With these thoughts in mind, we brainstormed on our own ideas about hope and specifically on these questions:
What do you hope for?
What gives you hope?
Then, we practiced a variant of lectio divina developed by Sybil MacBeth, author of Praying in Color. To do this, we reflected on Emily Dickinson’s well-loved poem, “Hope is the Thing with Feathers.” If you’d like to learn more about the praying in color practice with Sybil MacBeth, she guides a Lectio Divina session on YouTube here.
After sharing our resulting drawings and doodles, we closed my portion of the day’s workshops with a very brief reference to the Advent Wreath supplies that will be available for drive-thru pickup at FCC on Saturday, November 28. Here are a few links to how-to videos:

Tissue paper stained-glass candle holders – Note that this video uses Mod Podge; we are substituting Elmer’s Glue, and we are working with Advent purples and pinks.

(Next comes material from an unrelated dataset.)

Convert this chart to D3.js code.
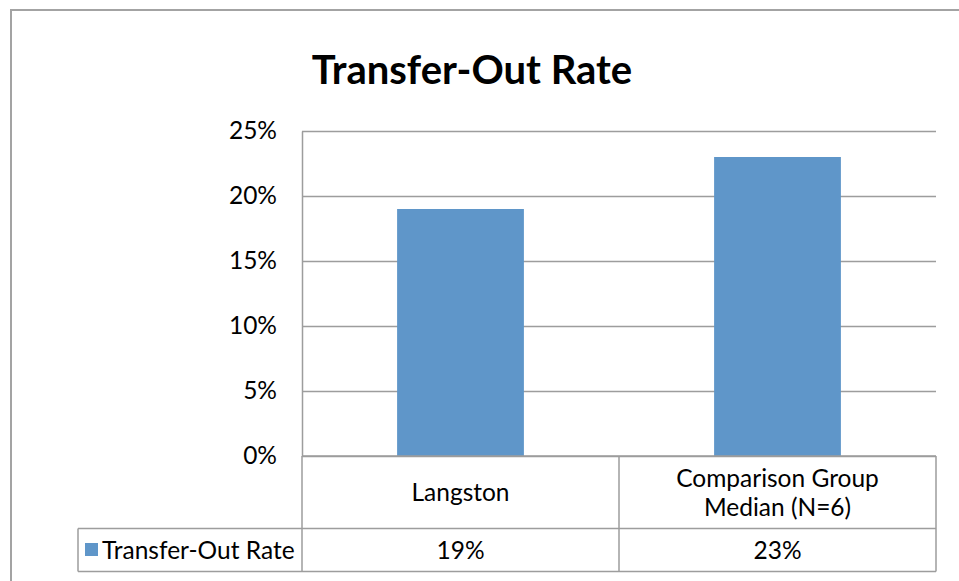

DIY Advent Wreath – This is just one of hundreds of tutorials; let these inspire you to create your own unique interpretation!
How to Cut a Star with ONE CUT from a Square – We didn’t get to this technique in our session together; it’s just a fun way to create sweet and simple signs of hope to scatter around your Advent wreath, string for your Christmas tree, or label your gift packages – a new life for repurposed paper.
Yesterday’s New York Times ran a timely article on self care that suggested creating rituals and adopting practices to “reinvigorate our souls.” Today was a rich opportunity for us to do that in Beloved Community – thank you! Blessings to you and yours.